Drones are fussy creatures. Even today's best drones don’t like rain at all, they’re not great in the cold and they’re not too keen on high winds. (In fact, one of the drones we were reviewing for our cheap drone guide blew away completely during our tests). When you factor everything in, the window of opportunity for flying them can sometimes seem quite small. However, with a little knowledge, you don’t have to wait for absolutely perfect conditions to pop your drone up and get the footage or photos that you want. But how do you fly a drone in windy conditions? Here’s what you need to know:
How windy is too windy?
If you search through a drone’s specification list, eventually you should find a record of its wind resistance, or the maximum wind speed at which it can fly safely. The DJI Mini 3 Pro, for instance, has a maximum wind resistance of 10m/s (22.3mph) while the bigger and more powerful DJI Mavic 3 is rated at up to 12/s (26.8mph). That’s actually pretty breezy, but it’s important to remember that wind isn’t a constant force, it tends to come in gusts and it’s those that are the real issue.
Get the forecast
So how do you know what the wind speed is? Well, the weather forecast is a great starting point as that will give an indication of the likely windspeed in your area.

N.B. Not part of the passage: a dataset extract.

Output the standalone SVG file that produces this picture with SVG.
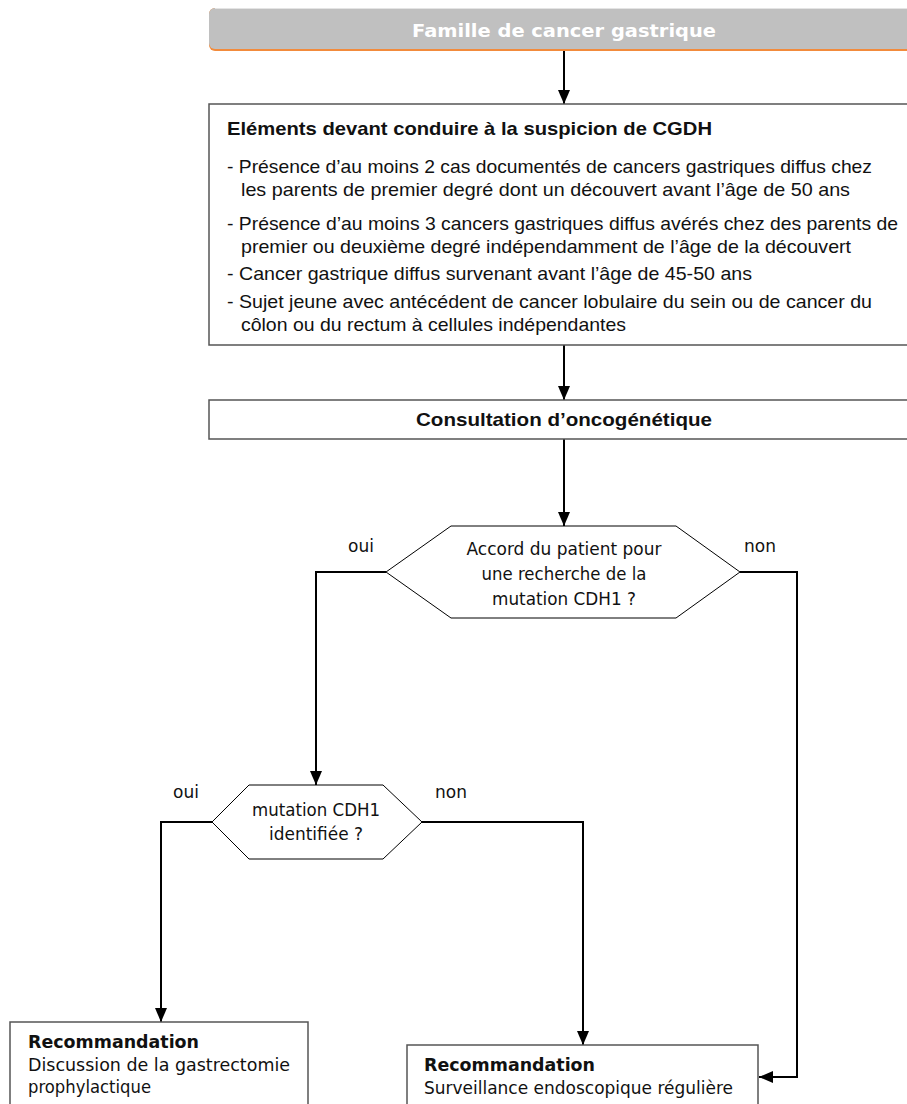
<svg xmlns="http://www.w3.org/2000/svg" width="907" height="1104" viewBox="0 0 907 1104">
<defs>
<marker id="ah" markerUnits="userSpaceOnUse" markerWidth="14" markerHeight="12" refX="14" refY="6" orient="auto">
<path d="M0,0 L14,6 L0,12 z" fill="#000"/>
</marker>
</defs>
<style>
.box{fill:#fff;stroke:#555;stroke-width:1.5}
.hex{fill:#fff;stroke:#000;stroke-width:1}
.conn{fill:none;stroke:#000;stroke-width:2}
.fr{font-family:"Liberation Sans",Arial,sans-serif;font-size:18.5px;fill:#111}
.frb{font-family:"Liberation Sans",Arial,sans-serif;font-size:18.5px;font-weight:bold;fill:#111}
.ta{font-family:"DejaVu Sans",Verdana,sans-serif;font-size:17px;fill:#111}
.tab{font-family:"DejaVu Sans",Verdana,sans-serif;font-size:17px;font-weight:bold;fill:#111}
</style>
<rect width="907" height="1104" fill="#fff"/>
<g id="connectors">
<path class="conn" d="M564,50 V104" marker-end="url(#ah)"/>
<path class="conn" d="M564,345 V400" marker-end="url(#ah)"/>
<path class="conn" d="M564,439 V526" marker-end="url(#ah)"/>
<path class="conn" d="M386,572 H316 V785" marker-end="url(#ah)"/>
<path class="conn" d="M740,572 H797 V1077 H759" marker-end="url(#ah)"/>
<path class="conn" d="M212,822 H161 V1022" marker-end="url(#ah)"/>
<path class="conn" d="M422,822 H583 V1045" marker-end="url(#ah)"/>
</g>
<g id="header">
<rect x="209" y="8" width="720" height="43" rx="6" fill="#f28b3c"/>
<rect x="209" y="8" width="720" height="41" rx="6" fill="#c0c0c0"/>
<line x1="215" y1="8.5" x2="907" y2="8.5" stroke="#e4e4e4" stroke-width="1"/>
<text x="564" y="37" text-anchor="middle" textLength="304" lengthAdjust="spacingAndGlyphs" style="font-family:'DejaVu Sans',Verdana,sans-serif;font-size:17px;font-weight:bold;fill:#fff">Famille de cancer gastrique</text>
</g>
<g id="criteria">
<rect class="box" x="209" y="104" width="720" height="241"/>
<text class="frb" x="227" y="135" textLength="485" lengthAdjust="spacingAndGlyphs">Eléments devant conduire à la suspicion de CGDH</text>
<text class="fr" x="227" y="173" textLength="645" lengthAdjust="spacingAndGlyphs">- Présence d’au moins 2 cas documentés de cancers gastriques diffus chez</text>
<text class="fr" x="241" y="196" textLength="609" lengthAdjust="spacingAndGlyphs">les parents de premier degré dont un découvert avant l’âge de 50 ans</text>
<text class="fr" x="227" y="230" textLength="671" lengthAdjust="spacingAndGlyphs">- Présence d’au moins 3 cancers gastriques diffus avérés chez des parents de</text>
<text class="fr" x="241" y="253" textLength="610" lengthAdjust="spacingAndGlyphs">premier ou deuxième degré indépendamment de l’âge de la découvert</text>
<text class="fr" x="227" y="280" textLength="525" lengthAdjust="spacingAndGlyphs">- Cancer gastrique diffus survenant avant l’âge de 45-50 ans</text>
<text class="fr" x="227" y="308" textLength="645" lengthAdjust="spacingAndGlyphs">- Sujet jeune avec antécédent de cancer lobulaire du sein ou de cancer du</text>
<text class="fr" x="241" y="331" textLength="385" lengthAdjust="spacingAndGlyphs">côlon ou du rectum à cellules indépendantes</text>
</g>
<g id="consultation">
<rect class="box" x="209" y="400" width="720" height="39"/>
<text class="frb" x="564" y="426" text-anchor="middle" textLength="296" lengthAdjust="spacingAndGlyphs">Consultation d’oncogénétique</text>
</g>
<g id="decision1">
<polygon class="hex" points="386,572 451,526 676,526 740,572 676,618 451,618"/>
<text class="ta" x="564" y="555" text-anchor="middle" textLength="195" lengthAdjust="spacingAndGlyphs">Accord du patient pour</text>
<text class="ta" x="564" y="580" text-anchor="middle" textLength="165" lengthAdjust="spacingAndGlyphs">une recherche de la</text>
<text class="ta" x="564" y="605" text-anchor="middle" textLength="144" lengthAdjust="spacingAndGlyphs">mutation CDH1 ?</text>
</g>
<g id="labels1">
<text class="ta" x="348" y="552">oui</text>
<text class="ta" x="744" y="552">non</text>
</g>
<g id="decision2">
<polygon class="hex" points="212,822 249,785 383,785 422,822 383,859 249,859"/>
<text class="ta" x="316" y="816" text-anchor="middle" textLength="128" lengthAdjust="spacingAndGlyphs">mutation CDH1</text>
<text class="ta" x="316" y="840" text-anchor="middle" textLength="94" lengthAdjust="spacingAndGlyphs">identifiée ?</text>
</g>
<g id="labels2">
<text class="ta" x="173" y="798">oui</text>
<text class="ta" x="435" y="798">non</text>
</g>
<g id="reco1">
<rect class="box" x="10" y="1022" width="298" height="100"/>
<text class="tab" x="28" y="1048" textLength="171" lengthAdjust="spacingAndGlyphs">Recommandation</text>
<text class="ta" x="28" y="1071" textLength="262" lengthAdjust="spacingAndGlyphs">Discussion de la gastrectomie</text>
<text class="ta" x="28" y="1093" textLength="123" lengthAdjust="spacingAndGlyphs">prophylactique</text>
</g>
<g id="reco2">
<rect class="box" x="407" y="1045" width="351" height="80"/>
<text class="tab" x="424" y="1071" textLength="171" lengthAdjust="spacingAndGlyphs">Recommandation</text>
<text class="ta" x="424" y="1094" textLength="309" lengthAdjust="spacingAndGlyphs">Surveillance endoscopique régulière</text>
</g>
</svg>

Another approach is to use an anemometer, which can be picked up for less than £20/$20. You just turn it on and hold it in the air towards the wind and take a reading. Ideally, measure for a minute or so and record the maximum windspeed so that gusts are factored in.

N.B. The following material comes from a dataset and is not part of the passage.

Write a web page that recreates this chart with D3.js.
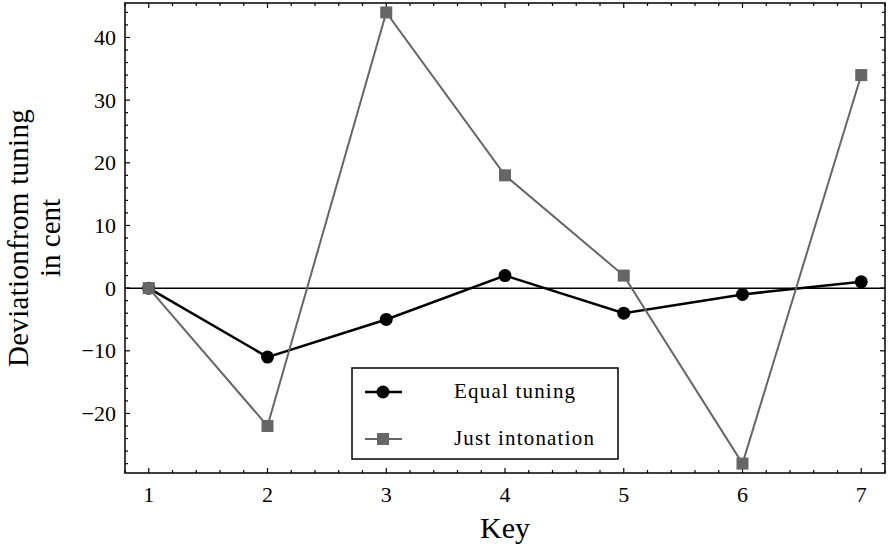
<!DOCTYPE html>
<html lang="en">
<head>
<meta charset="utf-8">
<title>Deviation from tuning</title>
<script src="https://cdn.jsdelivr.net/npm/d3@7"></script>
<style>
  body { margin: 0; background: #fff; }
  text { font-family: "Liberation Serif", "Times New Roman", serif; fill: #000; }
</style>
</head>
<body>
<script>
// chart data
var keys = [1, 2, 3, 4, 5, 6, 7];
var equalTuning = [0, -11, -5, 2, -4, -1, 1];
var justIntonation = [0, -22, 44, 18, 2, -28, 34];
var seriesNames = ["Equal tuning", "Just intonation"];
var yTicks = [-20, -10, 0, 10, 20, 30, 40];

var width = 888, height = 546;
var frame = { left: 125, right: 885, top: 3, bottom: 473 };

var svg = d3.select("body").append("svg")
    .attr("width", width)
    .attr("height", height);

var x = d3.scaleLinear().domain([0.8, 7.2]).range([frame.left, frame.right]);
var y = d3.scaleLinear().domain([-29.5, 45.5]).range([frame.bottom, frame.top]);

var grey = "#666666";

// zero line
svg.append("line")
    .attr("x1", frame.left).attr("x2", frame.right)
    .attr("y1", y(0)).attr("y2", y(0))
    .attr("stroke", "#000").attr("stroke-width", 1.5);

// ticks on all four sides, pointing inward
var xMinor = d3.range(0.8, 7.21, 0.2).filter(function(v) { return Math.abs(v - Math.round(v)) > 0.01; });
var yMinor = d3.range(-28, 45, 2).filter(function(v) { return v % 10 !== 0; });

function addTicks(g, vals, len) {
  vals.forEach(function(v) {
    g.append("line").attr("x1", x(v)).attr("x2", x(v)).attr("y1", frame.bottom).attr("y2", frame.bottom - len);
    g.append("line").attr("x1", x(v)).attr("x2", x(v)).attr("y1", frame.top).attr("y2", frame.top + len);
  });
}
function addYTicks(g, vals, len) {
  vals.forEach(function(v) {
    g.append("line").attr("y1", y(v)).attr("y2", y(v)).attr("x1", frame.left).attr("x2", frame.left + len);
    g.append("line").attr("y1", y(v)).attr("y2", y(v)).attr("x1", frame.right).attr("x2", frame.right - len);
  });
}
var tickG = svg.append("g").attr("stroke", "#000").attr("stroke-width", 1.2);
addTicks(tickG, keys, 5);
addTicks(tickG, xMinor, 3);
addYTicks(tickG, yTicks, 5);
addYTicks(tickG, yMinor, 3);

// frame
svg.append("rect")
    .attr("x", frame.left).attr("y", frame.top)
    .attr("width", frame.right - frame.left)
    .attr("height", frame.bottom - frame.top)
    .attr("fill", "none").attr("stroke", "#000").attr("stroke-width", 1.5);

// tick labels
svg.append("g").selectAll("text").data(keys).enter().append("text")
    .attr("x", function(d) { return x(d); })
    .attr("y", 502)
    .attr("text-anchor", "middle")
    .attr("font-size", "22px")
    .text(function(d) { return d; });

svg.append("g").selectAll("text").data(yTicks).enter().append("text")
    .attr("x", frame.left - 9)
    .attr("y", function(d) { return y(d) + 7.5; })
    .attr("text-anchor", "end")
    .attr("font-size", "22px")
    .text(function(d) { return d < 0 ? "\u2212" + Math.abs(d) : d; });

// axis titles
svg.append("text")
    .attr("x", (frame.left + frame.right) / 2)
    .attr("y", 538)
    .attr("text-anchor", "middle")
    .attr("font-size", "30px")
    .text("Key");

var yTitle = svg.append("text")
    .attr("transform", "translate(28," + ((frame.top + frame.bottom) / 2) + ") rotate(-90)")
    .attr("text-anchor", "middle")
    .attr("font-size", "29px");
yTitle.append("tspan").attr("x", 0).attr("y", 0).attr("letter-spacing", "0.3px").text("Deviationfrom tuning");
yTitle.append("tspan").attr("x", 0).attr("y", 32).text("in cent");

// series
var line = d3.line()
    .x(function(d, i) { return x(keys[i]); })
    .y(function(d) { return y(d); });

svg.append("path").datum(equalTuning)
    .attr("d", line).attr("fill", "none")
    .attr("stroke", "#000").attr("stroke-width", 2.5);
svg.append("g").selectAll("circle").data(equalTuning).enter().append("circle")
    .attr("cx", function(d, i) { return x(keys[i]); })
    .attr("cy", function(d) { return y(d); })
    .attr("r", 6.5).attr("fill", "#000");

svg.append("path").datum(justIntonation)
    .attr("d", line).attr("fill", "none")
    .attr("stroke", grey).attr("stroke-width", 2);
svg.append("g").selectAll("rect").data(justIntonation).enter().append("rect")
    .attr("x", function(d, i) { return x(keys[i]) - 6; })
    .attr("y", function(d) { return y(d) - 6; })
    .attr("width", 12).attr("height", 12)
    .attr("fill", grey);

// legend
var lg = svg.append("g");
lg.append("rect")
    .attr("x", 352).attr("y", 368)
    .attr("width", 266).attr("height", 91)
    .attr("fill", "#fff").attr("stroke", "#000").attr("stroke-width", 1.5);

var rows = [392, 439];
seriesNames.forEach(function(name, i) {
  var col = i === 0 ? "#000" : grey;
  lg.append("line")
      .attr("x1", 365).attr("x2", 402)
      .attr("y1", rows[i]).attr("y2", rows[i])
      .attr("stroke", col).attr("stroke-width", i === 0 ? 2.5 : 2);
  if (i === 0) {
    lg.append("circle").attr("cx", 383).attr("cy", rows[i]).attr("r", 6.5).attr("fill", col);
  } else {
    lg.append("rect").attr("x", 377).attr("y", rows[i] - 6).attr("width", 12).attr("height", 12).attr("fill", col);
  }
  lg.append("text")
      .attr("x", 454).attr("y", rows[i] + 6)
      .attr("font-size", "21px")
      .attr("letter-spacing", "1.2px")
      .text(name);
});
</script>
</body>
</html>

An anemometer enables you to get an accurate reading for your precise location, but of course, that’s only at ground level and it’s likely to be windier at the 400ft maximum flying height. Fortunately, there’s a smartphone app and website called UAV Forecast (https://www.uavforecast.com/) that can tell you the windspeed at different heights throughout the day.
In practice, it’s advisable to use a combination of these methods to ensure that your drone is safe.
Keep your distance
Take off and landing are the biggest danger times for flying a drone in high wind because the propellers aren’t turning at full-power. With this in mind, stay a bit further away from the drone than you might do normally during take-off and landing, and make sure that there’s plenty of room around it in case it gets badly buffeted.
If you can, take-off and land when there’s a lull in the wind.
Also, keep in mind that because of the extra effort required to fly in wind, the batteries are likely to drain quicker than normal so your flight times will be shorter.
Don’t take cover!
The natural inclination in windy weather is to shelter behind something, but that’s not advisable with a drone. Trees, buildings and tall objects create currents and eddies which make the wind unpredictable. So if it’s windy, it’s better to stick to flying in open areas where the wind is slower and fly low if you can because the wind is likely to be weaker.